Still, as I drive along hour after hour, I imagine Gypsy is far from happy with me for ignoring her and making her work overtime, even if she hides the displeasure in her voice and subdues the urge to nag. After all, I am wasting her time, time that could be put to far better use elsewhere helping rudderless drivers without compasses or maps in their skulls who find themselves lost in Yonkers when they’re supposed to be lounging in Yarmouth. But if she thinks I’m being cruel to her, she should consider herself lucky she wasn’t inside the GPS of a passenger on a Southwest Airlines flight from Tampa to Manchester, New Hampshire, I happened to be aboard.
This guy attached his GPS to the window of the airliner for the entire trip. Can you imagine the torture the tiny lady inside his device had to endure for three solid hours? She’s been trained to calculate and recalculate routes in vehicles traveling well under 100 miles per hour. Now she was trying to keep up in a plane flying, according to the GPS screen, at 511 miles per hour with a good tailwind. By the time she finished giving him instructions to take the next exit, the next exit was already 15 miles behind. This guy was much kinder to his fellow passengers than he was to the GPS lady. He had the sound turned off, which, had she known, would have been even more frustrating to her since she was trying desperately to talk at a speed of more than eight miles a minute and nobody was listening. If you can remember listening to vinyl records designed to spin at 33 1/3 rpm whirling at 78 rpm on the turntable and how high-pitched the voices sounded, then double that speed and imagine what it sounds like. Probably an ear-splitting primal scream as the GPS lady went insane.

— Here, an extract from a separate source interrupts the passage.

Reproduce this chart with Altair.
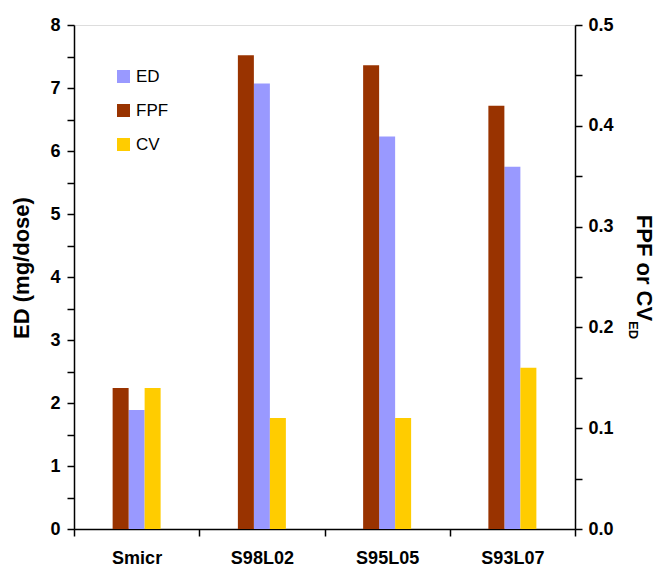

Through it all the guy with the GPS just sat in his seat, stared at the screen, and smiled benignly. I suspect he was seeking revenge on the voice inside that would never shut up. I know you can buy GPS programs with directions given by the voices of celebrities, and maybe he had purchased Kristen Chenoweth’s and couldn’t take it anymore.
To which I would have said: “I understand perfectly, pal.”
My Gypsy can be annoying, but, thankfully, she’s no Kristen Chenoweth. And as long as she never tries to take revenge on me by, say, replacing the map on the screen with a picture of Juliette Lewis, whose face is so painful to look at it makes my eyes water, Gypsy and I will get along just fine, like an old married couple who talk all the time without listening to each other.